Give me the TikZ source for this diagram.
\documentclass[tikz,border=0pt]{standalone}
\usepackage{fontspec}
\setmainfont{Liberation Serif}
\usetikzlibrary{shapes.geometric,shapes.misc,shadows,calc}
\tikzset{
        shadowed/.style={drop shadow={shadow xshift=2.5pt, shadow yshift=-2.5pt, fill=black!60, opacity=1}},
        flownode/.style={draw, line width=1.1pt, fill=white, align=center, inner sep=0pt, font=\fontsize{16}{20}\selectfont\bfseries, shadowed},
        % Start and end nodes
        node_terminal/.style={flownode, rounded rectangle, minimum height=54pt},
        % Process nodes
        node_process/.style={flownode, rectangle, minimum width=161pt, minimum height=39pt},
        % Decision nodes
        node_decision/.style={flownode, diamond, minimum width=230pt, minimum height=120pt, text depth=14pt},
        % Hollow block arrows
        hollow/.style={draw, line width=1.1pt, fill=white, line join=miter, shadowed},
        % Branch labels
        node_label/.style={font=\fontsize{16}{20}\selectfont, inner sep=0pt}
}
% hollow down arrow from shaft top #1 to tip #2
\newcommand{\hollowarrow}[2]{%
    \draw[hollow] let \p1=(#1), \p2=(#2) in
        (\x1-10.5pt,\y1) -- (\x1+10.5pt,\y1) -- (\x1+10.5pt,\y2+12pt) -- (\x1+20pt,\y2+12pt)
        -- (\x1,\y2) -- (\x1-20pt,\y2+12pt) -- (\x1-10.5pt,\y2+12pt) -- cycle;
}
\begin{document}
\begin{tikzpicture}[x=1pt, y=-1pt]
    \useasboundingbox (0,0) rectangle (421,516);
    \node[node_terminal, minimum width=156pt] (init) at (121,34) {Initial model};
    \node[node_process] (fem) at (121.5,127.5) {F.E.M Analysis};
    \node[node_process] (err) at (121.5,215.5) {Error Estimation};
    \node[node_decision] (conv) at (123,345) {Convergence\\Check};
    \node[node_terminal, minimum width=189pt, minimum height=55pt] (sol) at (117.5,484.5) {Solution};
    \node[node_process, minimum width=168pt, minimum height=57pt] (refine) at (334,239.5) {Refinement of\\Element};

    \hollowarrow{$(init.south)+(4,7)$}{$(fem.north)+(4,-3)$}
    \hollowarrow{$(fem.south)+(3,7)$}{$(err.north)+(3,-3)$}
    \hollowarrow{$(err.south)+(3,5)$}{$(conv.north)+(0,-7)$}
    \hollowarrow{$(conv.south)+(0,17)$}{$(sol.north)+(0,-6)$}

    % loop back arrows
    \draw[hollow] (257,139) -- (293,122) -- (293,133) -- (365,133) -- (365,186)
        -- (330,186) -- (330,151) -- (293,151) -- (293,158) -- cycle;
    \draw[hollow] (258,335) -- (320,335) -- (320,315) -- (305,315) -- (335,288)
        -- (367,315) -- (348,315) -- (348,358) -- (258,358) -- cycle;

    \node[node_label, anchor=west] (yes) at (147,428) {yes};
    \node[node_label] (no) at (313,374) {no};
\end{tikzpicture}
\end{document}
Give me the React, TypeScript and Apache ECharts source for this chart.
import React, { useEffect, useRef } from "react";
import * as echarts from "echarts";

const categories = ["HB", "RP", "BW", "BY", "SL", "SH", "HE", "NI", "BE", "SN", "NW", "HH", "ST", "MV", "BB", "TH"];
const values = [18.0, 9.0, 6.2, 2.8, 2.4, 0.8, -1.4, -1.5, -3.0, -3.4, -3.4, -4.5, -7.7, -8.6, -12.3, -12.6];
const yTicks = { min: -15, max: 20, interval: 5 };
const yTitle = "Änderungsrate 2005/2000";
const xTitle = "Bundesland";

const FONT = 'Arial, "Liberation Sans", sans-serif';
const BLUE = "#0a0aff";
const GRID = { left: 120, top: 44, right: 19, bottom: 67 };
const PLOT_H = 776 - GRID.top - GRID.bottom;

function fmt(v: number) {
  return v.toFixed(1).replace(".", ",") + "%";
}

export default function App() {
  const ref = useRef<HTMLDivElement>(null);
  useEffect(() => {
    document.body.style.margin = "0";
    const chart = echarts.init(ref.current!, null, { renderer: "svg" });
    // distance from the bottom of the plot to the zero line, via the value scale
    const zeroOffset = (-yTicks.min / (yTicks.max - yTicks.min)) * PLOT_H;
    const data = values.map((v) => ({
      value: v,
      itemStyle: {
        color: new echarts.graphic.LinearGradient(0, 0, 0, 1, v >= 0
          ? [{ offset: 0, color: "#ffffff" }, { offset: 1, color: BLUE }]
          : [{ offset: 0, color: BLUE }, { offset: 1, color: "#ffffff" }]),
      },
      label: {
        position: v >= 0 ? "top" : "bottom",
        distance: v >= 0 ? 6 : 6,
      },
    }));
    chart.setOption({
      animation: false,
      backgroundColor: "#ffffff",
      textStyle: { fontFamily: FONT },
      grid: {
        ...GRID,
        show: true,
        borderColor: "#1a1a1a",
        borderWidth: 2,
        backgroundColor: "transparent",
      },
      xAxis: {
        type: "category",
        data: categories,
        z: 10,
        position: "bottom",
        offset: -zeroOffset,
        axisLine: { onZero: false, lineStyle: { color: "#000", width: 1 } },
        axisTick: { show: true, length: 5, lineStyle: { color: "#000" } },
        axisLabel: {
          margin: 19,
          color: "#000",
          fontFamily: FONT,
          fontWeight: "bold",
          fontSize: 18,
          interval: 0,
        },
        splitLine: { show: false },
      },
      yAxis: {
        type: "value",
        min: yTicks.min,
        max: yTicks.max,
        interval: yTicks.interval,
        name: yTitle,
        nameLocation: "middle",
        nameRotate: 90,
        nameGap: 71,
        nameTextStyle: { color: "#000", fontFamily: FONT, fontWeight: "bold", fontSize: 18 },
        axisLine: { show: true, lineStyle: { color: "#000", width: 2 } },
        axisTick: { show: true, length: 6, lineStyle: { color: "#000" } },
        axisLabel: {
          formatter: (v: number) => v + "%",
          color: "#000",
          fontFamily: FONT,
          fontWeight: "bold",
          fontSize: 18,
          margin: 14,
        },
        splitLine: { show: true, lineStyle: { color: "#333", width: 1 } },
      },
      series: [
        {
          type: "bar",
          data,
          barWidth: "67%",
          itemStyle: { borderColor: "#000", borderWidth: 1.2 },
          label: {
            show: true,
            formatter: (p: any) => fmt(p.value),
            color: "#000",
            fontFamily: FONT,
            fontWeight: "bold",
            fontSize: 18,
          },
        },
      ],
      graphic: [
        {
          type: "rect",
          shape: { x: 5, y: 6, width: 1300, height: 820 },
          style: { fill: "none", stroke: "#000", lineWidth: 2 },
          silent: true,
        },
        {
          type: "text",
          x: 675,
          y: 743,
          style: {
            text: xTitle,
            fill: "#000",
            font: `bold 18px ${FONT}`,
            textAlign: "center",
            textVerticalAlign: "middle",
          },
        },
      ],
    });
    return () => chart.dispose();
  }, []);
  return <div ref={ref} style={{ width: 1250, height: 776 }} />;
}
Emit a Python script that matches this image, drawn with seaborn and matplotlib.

----

• [GIVEN PROBLEM] Keep both end lines and retype everything in the records above from the line containing "Give me the React, TypeScript" through the line containing "import * as", exactly, with nothing else.

• [WORKED SOLUTION]
Give me the React, TypeScript and Apache ECharts source for this chart.
import React, { useEffect, useRef } from "react";
import * as echarts from "echarts";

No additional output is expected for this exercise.